How Will the Health Reform Law Affect Your Taxes?
Last week, Quinnipiac University released the results of a new poll on how American voters view the health reform law. According to an article on global financial site RTT News, 55% of voters consider the law a tax increase – rather than a penalty for not maintaining health insurance coverage – compared to 36%, who disagree. Whether or not the law is a tax didn’t seem to affect voters’ opinions on its constitutionality; 49% believed Congress should try to repeal the law, while 43% believed it should be upheld.

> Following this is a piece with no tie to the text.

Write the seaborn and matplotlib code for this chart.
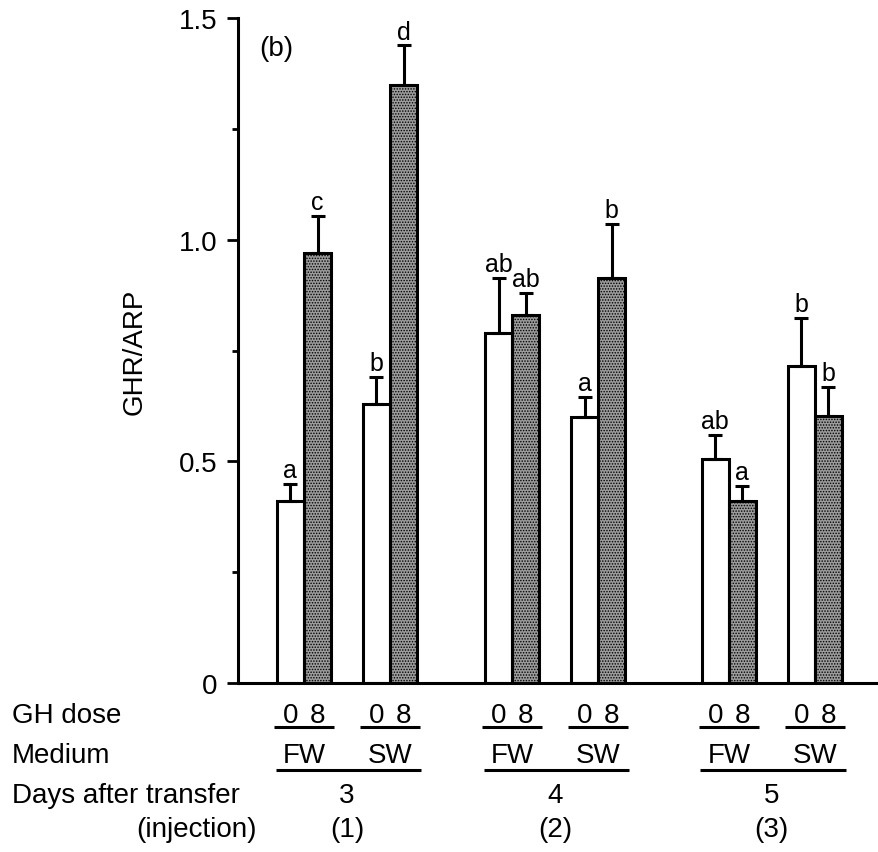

According to an article by Kelly Kennedy and Richard Wolf of USA Today, the law will result in increased taxes for only a small percentage of Americans. Through taxes, fees, and penalties, the law is projected to raise over $800 billion. However, 40% of that revenue will come from the country’s wealthiest households, those with annual incomes above $200,000. Most of the rest will come from employers, health insurance companies, and providers such as doctors and hospitals.
Ms. Kennedy and Mr. Wolf explain three ways in which the law could impact middle-income Americans, which are expected to affect a total of about 15 million people. First, the law makes it more difficult to deduct medical expenses from tax payments. Second, the law puts into place a $2,500 limit on tax-deductible spending from flexible spending accounts. Third, people who decide not to enroll in health insurance will have to pay a tax.
Readers, do you think of the health reform law as a tax increase on middle-income Americans? If so, do you think that increase is justified, or should the money to pay for the law come from another source?